Physical characteristics
- • location: Barouk and Niha mountains, Lebanon
- • location: the Mediterranean
- Length: 48 km (30 mi)
- Basin size: 294 km^{2} (114 sq mi)
- • average: 10.1625 m^{3}/s (358.89 cu ft/s)

= Awali (river) =

River in Lebanon

The Awali (نهر الأولي / ALA-LC: Nahr al-Awalī, ancient Bostrenus / Bostrenos and Asclepius River) is a perennial river flowing in Southern Lebanon. In ancient times, it was known as the Asclepius River. The 48 km-long Awali originates from the Barouk mountain at an elevation of 1492 m and from the Niha mountain. Two tributaries, the Barouk and Aaray rivers, supplement the Awali. The river is also called the Bisri River in its upper section. It flows along the western face of Mount Lebanon and empties into the Mediterranean. The Awali has a discharge rate of approximately 10.1625 m3/s and drains a watershed covering about 294 km2. The river flows into Joun Lake, part of the Bisri Dam project aimed at improving the region’s fresh water supply. A significant portion of funding for the Bisri Dam project, provided by the World Bank, was canceled in September 2020.
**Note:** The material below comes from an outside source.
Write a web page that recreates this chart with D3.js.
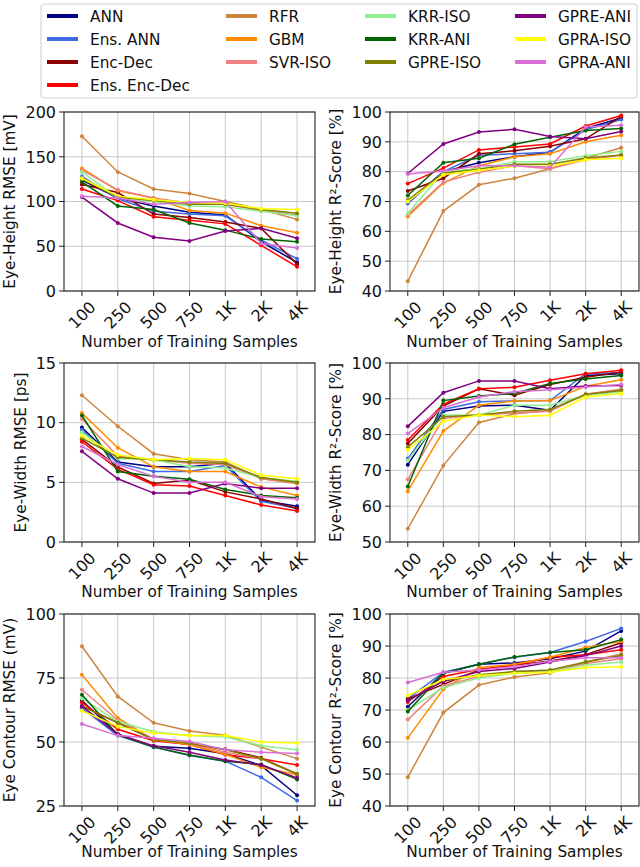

== Geography and hydrology ==
The river originates from the western slopes of Mount Lebanon, fed primarily by springs near the Barouk and Niha ranges at an elevation of roughly 1492 m. In its upper reaches, the watercourse is commonly referred to as the Bisri River as it passes through the Marj Bisri valley.

The Awali drains a catchment area of approximately 294 km2 and maintains an average discharge rate of around 10.1625 m3/s. The main tributaries that cotnribute water volume to the stream include the Barouk and Aaray rivers. Near Joun, the river flows through Joun Lake, which serves as a reservoir node for local regional hydro-infrastructure. Politically, sections of the Awali mark administrative boundaries between the Mount Lebanon Governorate and the South Lebanon Governorate.

== History ==
In Classical antiquity, the river was designated as the Bostrenus or Asclepius. Near the river's mouth, about two kilometers northeast of Sidon, stands the monumental Temple of Eshmun, built during the Phoenician period around the 7th century BC and dedicated to Eshmun, the Phoenician deity of healing (equated with the Greek Asclepius). The temple complex made ritual use of the river's freshwater streams for sacred ablution rites and healing ceremonies, operating continuously through the Phoenician, Hellenistic, Roman, and early Byzantine eras. Further up the river valley in the Marj Bisri, archaeological remains indicate Roman settlement and infrastructure, including the ruins of a Corinthian Roman temple situated near the Roum fault line.

During the medieval period, the valley served as a defensive corridor leading from the coastal plain into the Chouf mountains. Overlooking the river near the town of Joun, the Abou el-Hassan Citadel was constructed during the Mamluk period to monitor movement along the river basin and secure access routes into the interior terrain.